Modified RFP No. 10: All DOCUMENTS that RELATE TO any investigations, by SPD or any other governmental agency, into complaints of SPD police officers' use of excessive force from June 15, 2018 to June 15, 2023, involving officer(s) putting their hands on someone and/or failing to attempt to deescalate the situation before using force.(ECF No. 27.) The Court finds that the jointly submitted, modified RFPs 8-10 properly take into consideration Rule 26's proportionality requirements. The Court grants in part Plaintiff's motion to compel production and orders Defendants to produce documents responsive to Plaintiff's Modified RFPs 8-10 by June 5, 2024, as provided below.
The Court declines to apportion reasonable expenses for the motion to compel, and Plaintiff confirmed at the hearing that she declined requesting such expenses. See Fed. R. Civ. P. 37(a)(5)(C).

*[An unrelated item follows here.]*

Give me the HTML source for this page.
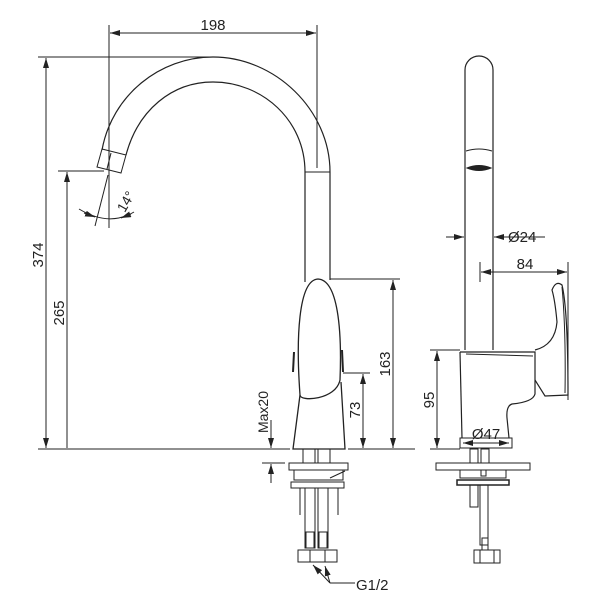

E. Modifications to the Discovery Schedule
Given the Court's partial grant of Plaintiff's motion to compel, Plaintiff's motion for an extension of time on the discovery deadlines (ECF No. 20) is granted in part. The new dates are reflected in the order section below, as agreed upon by the parties and set by the Court at the April 10 hearing.
ORDER
Accordingly, the Court ORDERS:
1. Plaintiff's motion to compel (ECF No. 17) is GRANTED IN PART AND DENIED IN PART;
2. Plaintiff's motion for extension of time (ECF No. 20) is GRANTED IN PART AND DENIED IN PART;
3. In summary:
a. Defendant shall produce documents responsive to Plaintiff's Modified Requests for Production Nos. 8-10 by June 5, 2024;
b. The 30(b)(6) deposition of the City limited to Topics 1-8, 10, 13-15, and 33, shall take place by June 5, 2024;
c. The fact discovery cut-off of March 7, 2024 is therefore extended to June 5, 2024 limited to ¶ 3(a) and ¶ 3(b) above. No other extension of the fact discovery deadline is granted;
d. Expert witness disclosures are continued from June 7, 2024 to July 31, 2024;
e. Rebuttal expert disclosures are continued from July 7, 2024 to August 28, 2024;
f. The expert discovery cut-off is continued from August 7, 2024 to September 27, 2024; and
g. No other case deadlines are modified. The dispositive motion filing deadline, final pretrial conference, and jury trial dates (see ECF Nos. 11, 13.) remain unaffected by this order.